» Do this:
Exclude the pictures and reproduce the remaining data exactly as written.

* begin *

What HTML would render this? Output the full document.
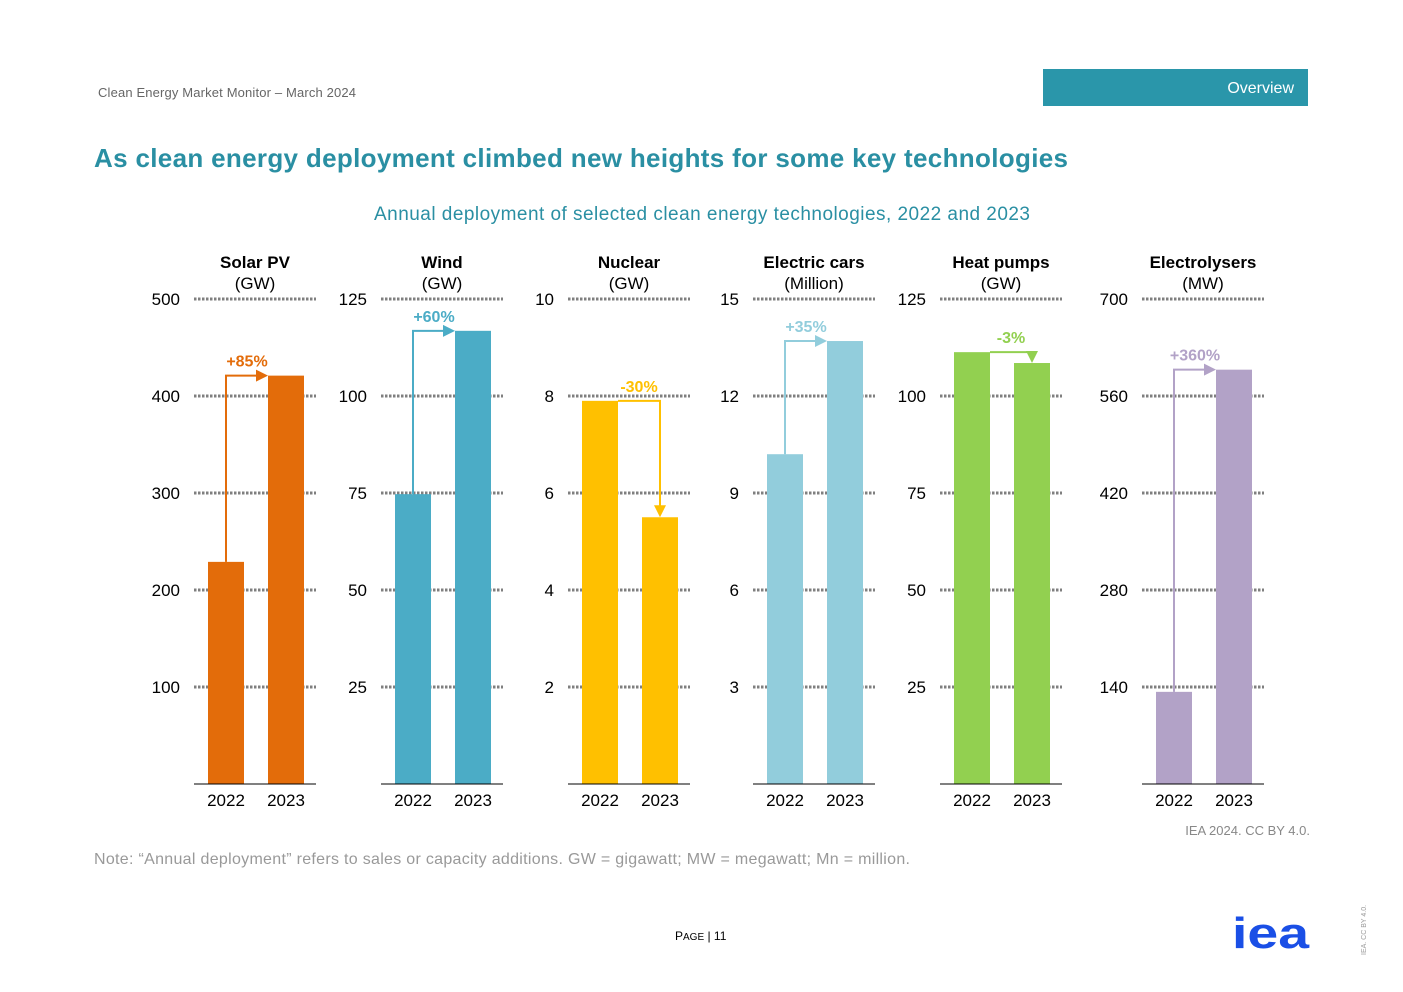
<!DOCTYPE html>
<html><head><meta charset="utf-8"><style>
html,body{margin:0;padding:0;background:#fff;}
svg{display:block;font-family:"Liberation Sans",Arial,sans-serif;}
</style></head><body>
<svg id="s" width="1403" height="992" viewBox="0 0 1403 992" xmlns="http://www.w3.org/2000/svg">
<text x="98" y="97" font-size="13" fill="#666" textLength="258">Clean Energy Market Monitor – March 2024</text>
<rect x="1043" y="69" width="265" height="37" fill="#2a96aa"/>
<text x="1294" y="93" font-size="16" fill="#fff" text-anchor="end">Overview</text>
<text x="94" y="167" font-size="26" font-weight="bold" fill="#2a8fa3" textLength="974">As clean energy deployment climbed new heights for some key technologies</text>
<text x="374" y="220" font-size="19" fill="#2a8fa3" textLength="656">Annual deployment of selected clean energy technologies, 2022 and 2023</text>
<g id="charts"></g>
<text x="1310" y="835" font-size="13" fill="#888" text-anchor="end">IEA 2024. CC BY 4.0.</text>
<text x="94" y="864" font-size="16" fill="#999" textLength="816">Note: “Annual deployment” refers to sales or capacity additions. GW = gigawatt; MW = megawatt; Mn = million.</text>
<text x="675" y="940" font-size="12" fill="#000">P<tspan font-size="10">AGE</tspan> | 11</text>
<text x="1232" y="948" font-size="44" font-weight="bold" fill="#1a4fe6" textLength="77" lengthAdjust="spacingAndGlyphs">iea</text>
<text x="1366" y="955" font-size="7" fill="#999" transform="rotate(-90 1366 955)">IEA. CC BY 4.0.</text>
</svg>
<script>
const titles=["Solar PV","Wind","Nuclear","Electric cars","Heat pumps","Electrolysers"];
const units=["(GW)","(GW)","(GW)","(Million)","(GW)","(MW)"];
const maxVals=[500,125,10,15,125,700];
const v2022=[229,74.7,7.9,10.2,111.3,133];
const v2023=[421,116.8,5.5,13.7,108.5,598];
const changes=["+85%","+60%","-30%","+35%","-3%","+360%"];
const colors=["#e36c0a","#4bacc6","#ffc000","#92cddc","#92d050","#b2a2c7"];
const years=["2022","2023"];
(function(){
const panelX=[194,381,568,753,940,1142];
const NS="http://www.w3.org/2000/svg";
const g=document.getElementById("charts");
const topY=299,base=784,H=base-topY;
function mk(t,a,p){const e=document.createElementNS(NS,t);for(const k in a)e.setAttribute(k,a[k]);(p||g).appendChild(e);return e;}
titles.forEach((t,i)=>{
  const x0=panelX[i],w=122;
  const y=v=>base-v/maxVals[i]*H;
  const grp=mk("g",{});
  
  
  const cx=x0+w/2;
  let e=mk("text",{x:cx,y:268,"font-size":17,"font-weight":"bold","text-anchor":"middle"},grp);e.textContent=t;
  
  
  e=mk("text",{x:cx,y:289,"font-size":17,"text-anchor":"middle"},grp);e.textContent=units[i];
  
  
  for(let k=1;k<=5;k++){
    const val=maxVals[i]*k/5,yy=y(val);
    e=mk("line",{x1:x0,x2:x0+w,y1:yy,y2:yy,stroke:"#7f7f7f","stroke-width":3,"stroke-dasharray":"2.5 1.5"},grp);
    
    
    e=mk("text",{x:x0-14,y:yy+6,"font-size":17,"text-anchor":"end"},grp);
    e.textContent=String(val);
    
    
  }
  const bx=[x0+14,x0+74],bw=36,vals=[v2022[i],v2023[i]];
  vals.forEach((v,j)=>{
    e=mk("rect",{x:bx[j],y:y(v),width:bw,height:base-y(v),fill:colors[i]},grp);
    
    
    e=mk("text",{x:bx[j]+bw/2,y:806,"font-size":17,"text-anchor":"middle"},grp);e.textContent=years[j];
    
    
  });
  e=mk("line",{x1:x0,x2:x0+w,y1:base,y2:base,stroke:"#000","stroke-width":1},grp);
  
  
  const c1=bx[0]+bw/2,c2=bx[1]+bw/2,t1=y(vals[0]),t2=y(vals[1]);
  let d,head,ly,lx;
  if(vals[1]>vals[0]){
    const hy=t2;
    d=`M${c1},${t1} V${hy} H${bx[1]-10}`;
    head=`${bx[1]-12},${hy-6} ${bx[1]},${hy} ${bx[1]-12},${hy+6}`;
    ly=hy-9;lx=(c1+bx[1])/2;
  } else {
    d=`M${bx[0]+bw},${t1} H${c2} V${t2-10}`;
    head=`${c2-6},${t2-12} ${c2},${t2} ${c2+6},${t2-12}`;
    ly=t1-9;lx=(bx[0]+bw+c2)/2;
  }
  e=mk("path",{d:d,fill:"none",stroke:colors[i],"stroke-width":2},grp);
  
  
  e=mk("polygon",{points:head,fill:colors[i]},grp);
  
  
  e=mk("text",{x:lx,y:ly,"font-size":16,"font-weight":"bold",fill:colors[i],"text-anchor":"middle"},grp);
  e.textContent=changes[i];
  
  
});
})();
</script>
</body></html>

* end *

» Task answer:
What HTML would render this? Output the full document.
<!DOCTYPE html>
<html><head><meta charset="utf-8"><style>
html,body{margin:0;padding:0;background:#fff;}
svg{display:block;font-family:"Liberation Sans",Arial,sans-serif;}
</style></head><body>
<svg id="s" width="1403" height="992" viewBox="0 0 1403 992" xmlns="http://www.w3.org/2000/svg">
<text x="98" y="97" font-size="13" fill="#666" textLength="258">Clean Energy Market Monitor – March 2024</text>
<rect x="1043" y="69" width="265" height="37" fill="#2a96aa"/>
<text x="1294" y="93" font-size="16" fill="#fff" text-anchor="end">Overview</text>
<text x="94" y="167" font-size="26" font-weight="bold" fill="#2a8fa3" textLength="974">As clean energy deployment climbed new heights for some key technologies</text>
<text x="374" y="220" font-size="19" fill="#2a8fa3" textLength="656">Annual deployment of selected clean energy technologies, 2022 and 2023</text>
<g id="charts"></g>
<text x="1310" y="835" font-size="13" fill="#888" text-anchor="end">IEA 2024. CC BY 4.0.</text>
<text x="94" y="864" font-size="16" fill="#999" textLength="816">Note: “Annual deployment” refers to sales or capacity additions. GW = gigawatt; MW = megawatt; Mn = million.</text>
<text x="675" y="940" font-size="12" fill="#000">P<tspan font-size="10">AGE</tspan> | 11</text>
<text x="1232" y="948" font-size="44" font-weight="bold" fill="#1a4fe6" textLength="77" lengthAdjust="spacingAndGlyphs">iea</text>
<text x="1366" y="955" font-size="7" fill="#999" transform="rotate(-90 1366 955)">IEA. CC BY 4.0.</text>
</svg>
<script>
const titles=["Solar PV","Wind","Nuclear","Electric cars","Heat pumps","Electrolysers"];
const units=["(GW)","(GW)","(GW)","(Million)","(GW)","(MW)"];
const maxVals=[500,125,10,15,125,700];
const v2022=[229,74.7,7.9,10.2,111.3,133];
const v2023=[421,116.8,5.5,13.7,108.5,598];
const changes=["+85%","+60%","-30%","+35%","-3%","+360%"];
const colors=["#e36c0a","#4bacc6","#ffc000","#92cddc","#92d050","#b2a2c7"];
const years=["2022","2023"];
(function(){
const panelX=[194,381,568,753,940,1142];
const NS="http://www.w3.org/2000/svg";
const g=document.getElementById("charts");
const topY=299,base=784,H=base-topY;
function mk(t,a,p){const e=document.createElementNS(NS,t);for(const k in a)e.setAttribute(k,a[k]);(p||g).appendChild(e);return e;}
titles.forEach((t,i)=>{
  const x0=panelX[i],w=122;
  const y=v=>base-v/maxVals[i]*H;
  const grp=mk("g",{});
  
  
  const cx=x0+w/2;
  let e=mk("text",{x:cx,y:268,"font-size":17,"font-weight":"bold","text-anchor":"middle"},grp);e.textContent=t;
  
  
  e=mk("text",{x:cx,y:289,"font-size":17,"text-anchor":"middle"},grp);e.textContent=units[i];
  
  
  for(let k=1;k<=5;k++){
    const val=maxVals[i]*k/5,yy=y(val);
    e=mk("line",{x1:x0,x2:x0+w,y1:yy,y2:yy,stroke:"#7f7f7f","stroke-width":3,"stroke-dasharray":"2.5 1.5"},grp);
    
    
    e=mk("text",{x:x0-14,y:yy+6,"font-size":17,"text-anchor":"end"},grp);
    e.textContent=String(val);
    
    
  }
  const bx=[x0+14,x0+74],bw=36,vals=[v2022[i],v2023[i]];
  vals.forEach((v,j)=>{
    e=mk("rect",{x:bx[j],y:y(v),width:bw,height:base-y(v),fill:colors[i]},grp);
    
    
    e=mk("text",{x:bx[j]+bw/2,y:806,"font-size":17,"text-anchor":"middle"},grp);e.textContent=years[j];
    
    
  });
  e=mk("line",{x1:x0,x2:x0+w,y1:base,y2:base,stroke:"#000","stroke-width":1},grp);
  
  
  const c1=bx[0]+bw/2,c2=bx[1]+bw/2,t1=y(vals[0]),t2=y(vals[1]);
  let d,head,ly,lx;
  if(vals[1]>vals[0]){
    const hy=t2;
    d=`M${c1},${t1} V${hy} H${bx[1]-10}`;
    head=`${bx[1]-12},${hy-6} ${bx[1]},${hy} ${bx[1]-12},${hy+6}`;
    ly=hy-9;lx=(c1+bx[1])/2;
  } else {
    d=`M${bx[0]+bw},${t1} H${c2} V${t2-10}`;
    head=`${c2-6},${t2-12} ${c2},${t2} ${c2+6},${t2-12}`;
    ly=t1-9;lx=(bx[0]+bw+c2)/2;
  }
  e=mk("path",{d:d,fill:"none",stroke:colors[i],"stroke-width":2},grp);
  
  
  e=mk("polygon",{points:head,fill:colors[i]},grp);
  
  
  e=mk("text",{x:lx,y:ly,"font-size":16,"font-weight":"bold",fill:colors[i],"text-anchor":"middle"},grp);
  e.textContent=changes[i];
  
  
});
})();
</script>
</body></html>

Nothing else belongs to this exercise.